Outside, Kelley told his waiting supporters who helped in the gathering of the more than 5,000 voter signatures that the door knocking is not over.
“Every weeknight, every weekend, every day of the week we’re going to be on the streets taking the case to the people," Kelley said.
Kevin Kelley was the biggest name from Cleveland's voter-rich west side in this race until Monday, when former Cleveland mayor and fellow west-sider Dennis Kucinich entered the race.
"With Kucinich jumping in, that in many ways pushes Kevin Kelley aside, to some degree," said News 5 Political Analyst Dr. Tom Sutton of Baldwin Wallace University. But Sutton also believes Kelley's continuing run on council and as council president helps him in fundraising and ground game.

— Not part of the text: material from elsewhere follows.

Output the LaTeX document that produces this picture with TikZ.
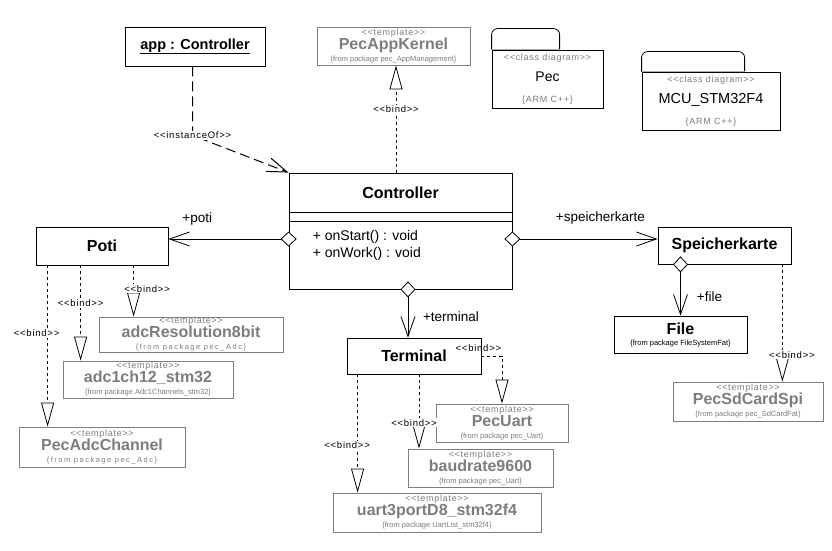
\documentclass[tikz,border=0pt]{standalone}
\usepackage{fontspec}
\setmainfont{Liberation Sans}
\newfontfamily\stfont[LetterSpace=8]{Liberation Sans}
\usetikzlibrary{arrows.meta,positioning}
\definecolor{tpl}{RGB}{125,125,125}
\definecolor{sepgray}{RGB}{170,170,170}
\newcommand{\stereo}[1]{{\stfont\fontsize{9}{10}\selectfont<<#1>>}}
\newcommand{\tmpl}[3][0]{\stereo{template}\\[2pt]{\fontsize{16}{16}\selectfont\bfseries #2}\\{\fontsize{7.5}{8}\selectfont\addfontfeature{LetterSpace=#1}\{from package #3\}}}

\begin{document}
\begin{tikzpicture}[x=1pt,y=-1pt,
  cls/.style={draw,line width=0.8pt,inner sep=0pt,font={\fontsize{16}{18}\selectfont\bfseries}},
  tplbox/.style={draw=tpl,text=tpl,line width=0.8pt,align=center,inner sep=0pt,font={\fontsize{7.5}{12}\selectfont\lineskiplimit=-20pt}},
  pkg/.style={draw,line width=0.8pt,align=center,inner sep=0pt,font={\fontsize{9}{21}\selectfont\lineskiplimit=-20pt}},
  bind/.style={line width=0.8pt,dash pattern=on 3pt off 3pt,-{Triangle[fill=white,length=24pt,width=13pt]}},
  inst/.style={line width=1pt,dash pattern=on 10pt off 5pt,-{Straight Barb[length=20pt,width=14pt]}},
  assoc/.style={line width=0.8pt,{Diamond[fill=white,length=16pt,width=15pt]}-{Straight Barb[length=20pt,width=14pt]},shorten <=-8pt},
  lbl/.style={fill=white,inner sep=1pt,font={\stfont\fontsize{9.5}{10}\selectfont}},
  role/.style={inner sep=0pt,font={\fontsize{13.5}{14}\selectfont}}]
  \path[use as bounding box,fill=white] (0,0) rectangle (832,551);

  % classes
  \node[cls,minimum width=140pt,minimum height=39pt,font={\fontsize{14.5}{16}\selectfont\bfseries}] (app) at (195,46.5) {\underline{app : Controller}};
  \node[cls,minimum width=223pt,minimum height=116pt] (ctrl) at (400.5,231) {};
  \node[cls,draw=none,minimum height=39pt,below=0pt of ctrl.north] (ctrlname) {Controller};
  \coordinate (sepa) at (ctrlname.south);
  \coordinate (sepb) at ([yshift=-9pt]ctrlname.south);
  \draw[line width=0.8pt] (sepa -| ctrl.west) -- (sepa -| ctrl.east);
  \draw[line width=0.8pt] (sepb -| ctrl.west) -- (sepb -| ctrl.east);
  \node[role,font={\fontsize{14}{17}\selectfont},align=left,anchor=west] (ops) at ([xshift=24pt,yshift=-14.5pt]ctrl.west) {+ onStart() : void\\+ onWork() : void};
  \node[cls,minimum width=132pt,minimum height=38pt] (poti) at (102,246) {Poti};
  \node[cls,minimum width=134pt,minimum height=36pt] (term) at (414,356) {Terminal};
  \node[cls,minimum width=133pt,minimum height=37pt] (speicher) at (724.5,245.5) {Speicherkarte};
  \node[cls,minimum width=133pt,minimum height=37pt,align=center] (file) at (680.5,334.5) {File\\[-7pt]{\fontsize{7.5}{8}\selectfont\mdseries\{from package FileSystemFat\}}};

  % templates
  \node[tplbox,minimum width=153pt,minimum height=38pt] (kernel) at (393.5,46) {\tmpl{PecAppKernel}{pec\_AppManagement}};
  \node[tplbox,minimum width=184pt,minimum height=35pt] (adcres) at (191,334.5) {\tmpl[20]{adcResolution8bit}{pec\_Adc}};
  \node[tplbox,minimum width=170pt,minimum height=37pt] (adc1) at (148,379.5) {\tmpl{adc1ch12\_stm32}{Adc1Channels\_stm32}};
  \node[tplbox,minimum width=166pt,minimum height=40pt] (adcch) at (102,447) {\tmpl[20]{PecAdcChannel}{pec\_Adc}};
  \node[tplbox,minimum width=132pt,minimum height=38pt] (pecuart) at (502,423) {\tmpl{PecUart}{pec\_Uart}};
  \node[tplbox,minimum width=145pt,minimum height=38pt] (baud) at (480.5,468) {\tmpl{baudrate9600}{pec\_Uart}};
  \node[tplbox,minimum width=208pt,minimum height=39pt] (uart) at (437,512.5) {\tmpl{uart3portD8\_stm32f4}{UartList\_stm32f4}};
  \node[tplbox,minimum width=150pt,minimum height=39pt] (sdspi) at (748,401.5) {\tmpl{PecSdCardSpi}{pec\_SdCardFat}};

  % packages
  \node[pkg,minimum width=111pt,minimum height=58pt] (pec) at (547.5,79) {{\color{tpl}\stereo{class diagram}}\\{\fontsize{14}{14}\selectfont Pec}\\{\color{tpl}\stfont\fontsize{9}{10}\selectfont\{ARM C++\}}};
  \draw[line width=0.8pt,rounded corners=6pt,fill=white] (pec.north west) -- ++(0,-21) -- ++(68,0) -- ++(0,21);
  \draw[sepgray,line width=1pt] (pec.north west) -- ++(68,0);
  \node[pkg,minimum width=138pt,minimum height=58pt] (mcu) at (711,101) {{\color{tpl}\stereo{class diagram}}\\{\fontsize{14.5}{14}\selectfont MCU\_STM32F4}\\{\color{tpl}\stfont\fontsize{9}{10}\selectfont\{ARM C++\}}};
  \draw[line width=0.8pt,rounded corners=6pt,fill=white] (mcu.north west) -- ++(0,-20) -- ++(103,0) -- ++(0,20);
  \draw[sepgray,line width=1pt] (mcu.north west) -- ++(103,0);

  % associations
  \coordinate (cw) at ([yshift=-8pt]ctrl.west);
  \coordinate (ce) at ([yshift=-8pt]ctrl.east);
  \coordinate (cs) at ([xshift=7.5pt]ctrl.south);
  \draw[assoc] (cw) -- (cw -| poti.east) node[role,pos=.76,yshift=20pt] (rpoti) {+poti};
  \draw[assoc] (ce) -- (ce -| speicher.west) node[role,pos=.606,yshift=21pt] (rspeicher) {+speicherkarte};
  \draw[assoc] (cs) -- (cs |- term.north) node[role,pos=.57,xshift=43pt] (rterm) {+terminal};
  \draw[assoc] (file.north |- speicher.south) -- (file.north) node[role,pos=.63,xshift=29pt] (rfile) {+file};

  % instance
  \coordinate (aa) at ([xshift=-2.5pt]app.south);
  \draw[inst] (aa) -- ++(0,69) node[lbl] (binst) {<<instanceOf>>} -- (ctrl.north west);

  % binds
  \coordinate (cn) at ([xshift=-4.5pt]ctrl.north);
  \draw[bind] (cn) -- (cn |- kernel.south) node[lbl,pos=.59] (bk) {<<bind>>};
  \coordinate (pa) at ([xshift=12pt]poti.south west);
  \coordinate (pb) at ([xshift=45pt]poti.south west);
  \coordinate (pc) at ([xshift=98pt]poti.south west);
  \draw[bind] (pa) -- (pa |- adcch.north) node[lbl,pos=.42,xshift=-11pt] (bpa) {<<bind>>};
  \draw[bind] (pb) -- (pb |- adc1.north) node[lbl,pos=.4] (bpb) {<<bind>>};
  \draw[bind] (pc) -- (pc |- adcres.north) node[lbl,pos=.46,xshift=13.5pt] (bpc) {<<bind>>};
  \coordinate (ta) at ([xshift=11pt]term.south west);
  \coordinate (tb) at ([xshift=5pt]term.south);
  \draw[bind] (term.east) -| (pecuart.north) node[lbl,fill=none,pos=0,anchor=south,xshift=-3pt,yshift=3pt] (bt1) {<<bind>>};
  \draw[bind] (tb) -- (tb |- baud.north) node[lbl,pos=.65,xshift=-5pt] (bt2) {<<bind>>};
  \draw[bind] (ta) -- (ta |- uart.north) node[lbl,pos=.6,xshift=-10.5pt] (bt3) {<<bind>>};
  \coordinate (sa) at ([xshift=-9pt]speicher.south east);
  \draw[bind] (sa) -- (sa |- sdspi.north) node[lbl,pos=.77,xshift=9.5pt] (bs) {<<bind>>};
\end{tikzpicture}
\end{document}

"Kevin Kelley has a big head start because he has a ground network that's current and Dennis Kucinich is trying to revive a ground network that's been dormant for several years," Sutton said.
Kelley, for his part, says he isn’t phased by the Kucinich run.
“I can’t control who files, but as far as I’m concerned this election is about the future of the City of Cleveland," Kelley said. "This is about moving forward, the past is the past. I am envisioning a future that is different from the past.”
Also filing Tuesday was another west-sider, Ross DiBello, an attorney in West Park. The two join State Senator Sandra Williams, former Councilman Zack Reed and businessman Justin Bibb in submitting the required 3,000 signatures to get their names on the September primary ballot, with the two top vote-getters facing off against each other in November.